Migration types redefine and refactor.
Currently, there are 4 types of migration in Nova: migration, live-migration, resize, evacuation.
But the definition of these types is not clear enough for viewers in different levels.
Let's see Nova as a 3-level architecture: client (novaclient) | service (conductor/compute) | driver (libvirt/xen/...). Someone may get confused in the following problems:
1. Definition of evacuation is not clear.
1) In client level :
We have "evacuate" (rebuild) and "evacuate-live" (live-migration) commmands. So evacuation == rebuild + live-migration.
2) In service level :
The evacuate() API just calls rebuild process. So evacuation == rebuild, which is different from above.
3) In driver level :
Drivers cannot see anything like evacuation. What should evacuation do ?
2. Definition of resize is not clear. Why should resize be a migration type ?
1) In client level :
The word "resize" means anything but "migration" to users. If a user just wants to resize the instance's memory size, CPU number, disk size, why should we migrate it to another node ?
2) In service level :
OpenStack is now supporting resize a VM to another compute node, reusing migration code. By setting "allow_
3) In driver level :
Resize and migration are totally different things.
3. Definition of migration is not clear. Does it mean cold-migration ?
So, the 4 types: migration, live-migration, resize, evacuation, their concepts are crossing each other.

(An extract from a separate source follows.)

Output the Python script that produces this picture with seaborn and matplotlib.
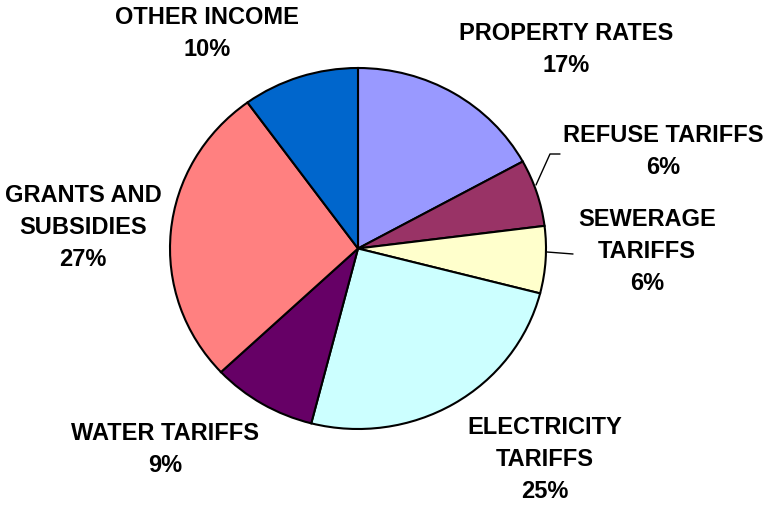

There is also another BP that was trying to split live-migration process into 3 detailed types, based on the storage type the instance is using.
(https:/
But I think this is in the driver level. May be not. If my understanding is incorrect, please correct me.
So, I think the migration type should be a multi-level thing. I'd like to refact it as below:
1. Take out everything that has nothing to do with migration: resize, rebuild. Maybe "resize to another node" has some use cases. Let's talk about it.
2. In client level, depending on user's needs, provide evacuation, resize functionalities.
3. In service level, there should be only two types of migration: live and cold.
4. In driver level, split live and cold into more detailed types, maybe.